The brave men who gathered there, who fought there, who died there, and who are buried there, did something of a very grand scale on that day and year.

They taunted the British by building the redoubt at the top of the hill. They supplied themselves as best they could. They prepared not just for a battle –  but for a costly sacrifice upon the altar of freedom.

They dared the British to come and get them. In fact, the British were blockaded in Boston by the Americans except for in Charlestown which was then a peninsula.

The British being themselves were game for the fight.

Lexington and Concord had been a costly inconvenience – but there hadn’t yet been a real fixed battle, the kind the British were used to throughout the centuries.

Destiny was at hand. The world was about to change.

They marched up the hill fearless, imperial, the unbeatable British Red Coat shock troops.

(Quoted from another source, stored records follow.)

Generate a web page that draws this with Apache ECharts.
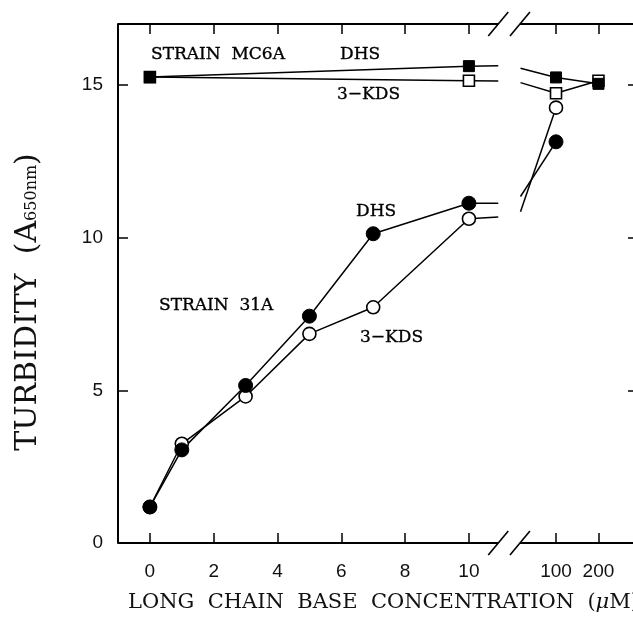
<!DOCTYPE html>
<html>
<head>
<meta charset="utf-8">
<script src="https://cdn.jsdelivr.net/npm/echarts@6/dist/echarts.min.js"></script>
<style>
html,body{margin:0;padding:0;background:#fff;}
#chart{width:633px;height:632px;}
</style>
</head>
<body>
<div id="chart"></div>
<script>
// ---- data ----
const xTickLabels = [0, 2, 4, 6, 8, 10, 100, 200];
const yTickLabels = [0, 5, 10, 15];

// Strain 31A, linear part (µM)
const conc31A = [0, 1, 3, 5, 7, 10];
const dhs31A = [1.18, 3.05, 5.16, 7.43, 10.13, 11.13];
const kds31A = [1.18, 3.25, 4.80, 6.85, 7.72, 10.62];
// Strain 31A, beyond the break
const conc31AHigh = [100];
const dhs31AHigh = [13.14];
const kds31AHigh = [14.26];

// Strain MC6A
const concMC6ALow = [0, 10];
const dhsMC6ALow = [15.26, 15.62];
const kdsMC6ALow = [15.26, 15.14];
const concMC6AHigh = [100, 200];
const dhsMC6AHigh = [15.25, 15.04];
const kdsMC6AHigh = [14.73, 15.14];

// line ends at the two sides of the axis break (µM and turbidity)
const breakLeftConc = 10.92;
const breakRightConc = 56;
const stubLeft = { dhs31A: 11.13, kds31A: 10.68, dhsMC6A: 15.63, kdsMC6A: 15.13 };
const stubRight = { dhs31A: 11.35, kds31A: 10.85, dhsMC6A: 15.55, kdsMC6A: 15.08 };

// ---- broken axis: linear up to the break, logarithmic after ----
const LOG_ORIGIN = 12.73;   // axis position of 100 µM
const LOG_SCALE = 4.42;     // axis units per decade
function pos(c) { return c <= 11 ? c : LOG_ORIGIN + LOG_SCALE * Math.log10(c / 100); }
const BREAK_A = 10.92, BREAK_B = 11.6;
const X_MIN = -1, X_MAX = 15.3;
const tickPositions = xTickLabels.map(pos);
function labelFor(v) {
  let best = 0, d = 1e9;
  tickPositions.forEach((p, i) => { if (Math.abs(p - v) < d) { d = Math.abs(p - v); best = i; } });
  return String(xTickLabels[best]);
}

const SERIF = 'DejaVu Serif';
const SANS = 'Liberation Sans';
const INK = '#111';

function pts(xs, ys) { return xs.map((x, i) => [pos(x), ys[i]]); }
function bare(x, y) { return { value: [pos(x), y], symbol: 'none' }; }

const filled = { color: '#000', borderColor: '#000', borderWidth: 1 };
const open = { color: '#fff', borderColor: '#000', borderWidth: 1.6 };
function lineSeries(data, symbol, size, style) {
  return {
    type: 'line', data: data, symbol: symbol, symbolSize: size,
    showAllSymbol: true, animation: false,
    lineStyle: { color: '#000', width: 1.5 },
    itemStyle: style, emphasis: { disabled: true }, z: 3
  };
}

const series = [
  // MC6A 3-KDS (open squares)
  lineSeries(pts(concMC6ALow, kdsMC6ALow).concat([bare(breakLeftConc, stubLeft.kdsMC6A)]), 'rect', 11, open),
  lineSeries([bare(breakRightConc, stubRight.kdsMC6A)].concat(pts(concMC6AHigh, kdsMC6AHigh)), 'rect', 11, open),
  // MC6A DHS (filled squares)
  lineSeries(pts(concMC6ALow, dhsMC6ALow).concat([bare(breakLeftConc, stubLeft.dhsMC6A)]), 'rect', 11, filled),
  lineSeries([bare(breakRightConc, stubRight.dhsMC6A)].concat(pts(concMC6AHigh, dhsMC6AHigh)), 'rect', 11, filled),
  // 31A 3-KDS (open circles)
  lineSeries(pts(conc31A, kds31A).concat([bare(breakLeftConc, stubLeft.kds31A)]), 'circle', 13, open),
  lineSeries([bare(breakRightConc, stubRight.kds31A)].concat(pts(conc31AHigh, kds31AHigh)), 'circle', 13, open),
  // 31A DHS (filled circles)
  lineSeries(pts(conc31A, dhs31A).concat([bare(breakLeftConc, stubLeft.dhs31A)]), 'circle', 14, filled),
  lineSeries([bare(breakRightConc, stubRight.dhs31A)].concat(pts(conc31AHigh, dhs31AHigh)), 'circle', 14, filled)
];

const tickStyle = { show: true, inside: true, length: 10, lineStyle: { color: '#000', width: 1.5 } };

const chart = echarts.init(document.getElementById('chart'), null, { renderer: 'canvas' });
chart.setOption({
  backgroundColor: '#fff',
  animation: false,
  grid: { left: 118, right: -5, top: 24, bottom: 89, containLabel: false, outerBoundsMode: 'none' },
  xAxis: [{
    type: 'value', position: 'bottom', min: X_MIN, max: X_MAX,
    axisLine: { show: false, onZero: false }, splitLine: { show: false },
    axisTick: Object.assign({ customValues: tickPositions }, tickStyle),
    axisLabel: { customValues: tickPositions, formatter: labelFor, margin: 19,
      fontFamily: SANS, fontSize: 19, color: INK }
  }, {
    type: 'value', position: 'top', min: X_MIN, max: X_MAX,
    axisLine: { show: false, onZero: false }, splitLine: { show: false },
    axisTick: Object.assign({ customValues: tickPositions }, tickStyle),
    axisLabel: { show: false }
  }],
  yAxis: [{
    type: 'value', position: 'left', min: 0, max: 17, interval: 5,
    axisLine: { show: true, onZero: false, lineStyle: { color: '#000', width: 2 } },
    splitLine: { show: false },
    axisTick: tickStyle,
    axisLabel: { margin: 15, fontFamily: SANS, fontSize: 19, color: INK,
      customValues: yTickLabels }
  }, {
    type: 'value', position: 'right', min: 0, max: 17, interval: 5,
    axisLine: { show: false, onZero: false }, splitLine: { show: false },
    axisTick: tickStyle, axisLabel: { show: false }
  }],
  series: series
});

// axis lines with the break marks, placed in data coordinates
function px(x, y) { return chart.convertToPixel({ xAxisIndex: 0, yAxisIndex: 0 }, [x, y]); }
const g = [];
function seg(a, b, w) {
  g.push({ type: 'line', shape: { x1: a[0], y1: a[1], x2: b[0], y2: b[1] },
    style: { stroke: '#000', lineWidth: w }, z: 10, silent: true });
}
[0, 17].forEach(function (yv) {
  const l = px(X_MIN, yv), a = px(BREAK_A, yv), b = px(BREAK_B, yv), r = px(X_MAX, yv);
  seg(l, a, 1.8); seg(b, r, 1.8);
  [a, b].forEach(function (p) { seg([p[0] - 10, p[1] + 12], [p[0] + 10, p[1] - 12], 1.6); });
});

function label(text, x, y, size) {
  g.push({ type: 'text', x: x, y: y, z: 20, silent: true,
    style: { text: text, fontFamily: SERIF, fontSize: size || 17, fill: '#000',
      stroke: '#000', lineWidth: 0.35,
      align: 'left', verticalAlign: 'middle' } });
}
label('STRAIN  MC6A', 151, 55);
label('DHS', 340, 55);
label('3\u2212KDS', 337, 95);
label('DHS', 356, 212);
label('STRAIN  31A', 159, 306);
label('3\u2212KDS', 360, 338);

// axis titles
g.push({ type: 'text', x: 128, y: 603, z: 20, silent: true,
  style: { text: '{a|LONG  CHAIN  BASE  CONCENTRATION  (}{i|\u03bc}{a|M)}',
    align: 'left', verticalAlign: 'middle',
    rich: { a: { fontFamily: SERIF, fontSize: 21, fill: INK },
            i: { fontFamily: SERIF, fontSize: 21, fontStyle: 'italic', fill: INK } } } });
g.push({ type: 'text', x: 28, y: 302, rotation: Math.PI / 2, z: 20, silent: true,
  style: { text: '{a|TURBIDITY  (A}{s|650nm}{a|)}',
    align: 'center', verticalAlign: 'middle',
    rich: { a: { fontFamily: SERIF, fontSize: 30, fill: INK, verticalAlign: 'bottom' },
            s: { fontFamily: SERIF, fontSize: 16, fill: INK, verticalAlign: 'bottom', padding: [0, 0, 3, 0] } } } });

chart.setOption({ graphic: g });
</script>
</body>
</html>
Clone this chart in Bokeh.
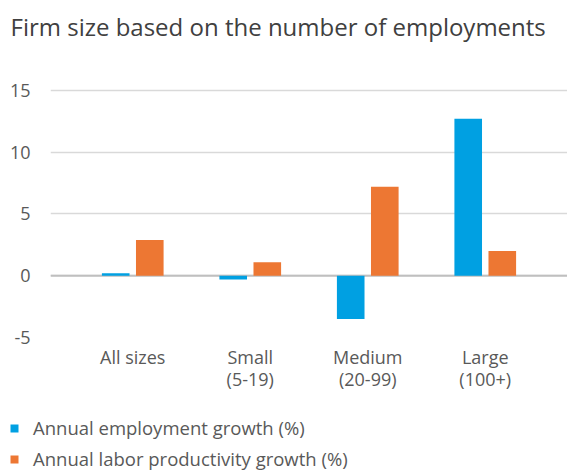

Captain William Prescott implored his rag tag group of American irregulars.

“Do not fire until you see the whites of their eyes,” he told them.

Then the Americans fired.

The first line of British ascended the hill with their muskets and bayonets at the ready. The British light infantry column was repelled with heavy casualties.

Now the British General Sir William Howe launched a second attack along the length of the American entrenchments.

Again, the British were driven back with heavy losses.

A final attack was made by the British concentrating on the center of the American position.

The British routed the Americans, and as they tended to do after battles around the world, celebrated their victory by burning Charlestown to the ground.

The American dead and wounded that day numbered 450.

The British dead and wounded amounted to nearly half their force or some 1,150.

The British took over the positions and held onto them until they evacuated Boston at the end of the year.

But the great meaning of this battle, the greater measure of what happened in Charlestown on that day June 16, 1775, is that American heroism prevailed and our point was made – and again – it was the beginning of the end for the British Empire in this land.